Wednesday, November 24, 2004

Bunker buster defunded

You know the Republicans are feeling budget trouble when Congress won't rubber stamp Bush's nukes



The Robust Earth Penetrator (illustration) and related programs were deleted in the massive budget bill passed by Congress over the weekend.

Our Congressional representatives have acted in accordance with our pleas of August 6 for them to stop the Administration's determined pursuit of new "usable" nuclear weapons. Walter Pincus reported Tuesday in the Washington Post that

...it was a Republican, Rep. David L. Hobson of Ohio, who lead the successful effort to keep the programs out of the omnibus appropriations bill adopted Saturday. Hobson, chairman of the House Appropriations subcommittee on energy and water development, oversaw dropping the money from an appropriations bill in June, and House-Senate conferees accepted that action in Saturday's bill.
It should be noted that during our August 6 action, we thanked members of Congress who courageously supported deleting the bunker buster funds. Please see a pdf-format copy of the handout we distributed that day.
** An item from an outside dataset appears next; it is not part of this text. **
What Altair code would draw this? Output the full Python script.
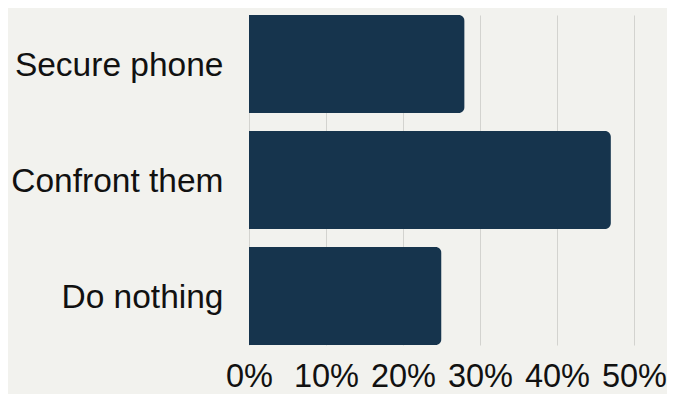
import altair as alt
import pandas as pd

categories = ["Secure phone", "Confront them", "Do nothing"]
shares = [0.28, 0.47, 0.25]
tick_values = [0, 0.1, 0.2, 0.3, 0.4, 0.5]

df = pd.DataFrame({"category": categories, "share": shares})

FONT = "Liberation Sans"

chart = (
    alt.Chart(df)
    .mark_bar(color="#16344d", cornerRadiusEnd=6)
    .encode(
        x=alt.X(
            "share:Q",
            scale=alt.Scale(domain=[0, 0.5], nice=False),
            axis=alt.Axis(
                values=tick_values,
                format=".0%",
                title=None,
                ticks=False,
                domain=False,
                grid=True,
                gridColor="#d3d3cf",
                gridWidth=1,
                labelFont=FONT,
                labelFontSize=32.5,
                labelColor="#111111",
                labelPadding=15,
                labelFlush=False,
            ),
        ),
        y=alt.Y(
            "category:N",
            sort=categories,
            scale=alt.Scale(paddingInner=0.156, paddingOuter=0),
            axis=alt.Axis(
                title=None,
                ticks=False,
                domain=False,
                labelFont=FONT,
                labelFontSize=33.5,
                labelColor="#111111",
                labelPadding=26,
                labelLimit=0,
                labelOffset=2,
            ),
        ),
    )
    .properties(
        width=385,
        height=330,
        background="#f2f2ee",
        padding={"left": 241, "top": 7, "right": 33, "bottom": 49},
        autosize=alt.AutoSizeParams(type="none"),
    )
    .configure_view(stroke=None)
)

chart.save("out.html", embed_options={"renderer": "svg", "actions": False})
At that time we wrote the we applauded "action in June where the House Energy and Water Appropriations Subcommittee courageously removed all the funds for new nuclear weapons in the House version of the energy and water appropriations bill (HR 4614)".

We again give the same thanks to Representative Hobson and those members who now have made the deletion stick.

Pincus does go on to quote the positive reaction of arms control advocates, and gives the rationale for opposing these dangerous and unnecessary weapons, writing, "the existence of lower-yield weapons -- sometimes called "mini-nukes" -- would ultimately increase the likelihood of war".

A victory perhaps even bigger than the elimination of the bunker busters in this budget action is the cold stop of the effort to build a new facility for production of plutonium pits for bombmaking. Although this deletion was small ($7 million), it stops dead in its tracks the proposed $4 billion Cold-War-throw-back construction program.

This remark of Hobson's was also in the Pincus story:
[Hobson] said that the $9 million Bush request to study ideas for new low-yield weapons had been redirected into studies of "current technologies to make existing warheads more robust and easier to maintain without more testing." Hobson added he had been against developing smaller-yield weapons "that someone might use," and instead wants the nuclear labs to employ modern technology to make "more reliable replacements" for the current warheads.
While we clearly agree with the remark that nukes that someone might use should not be built, it seems some equivalent money will be spent in other sanctums of nuclear horror. Our work to prevent nuclear war can hardly be considered over.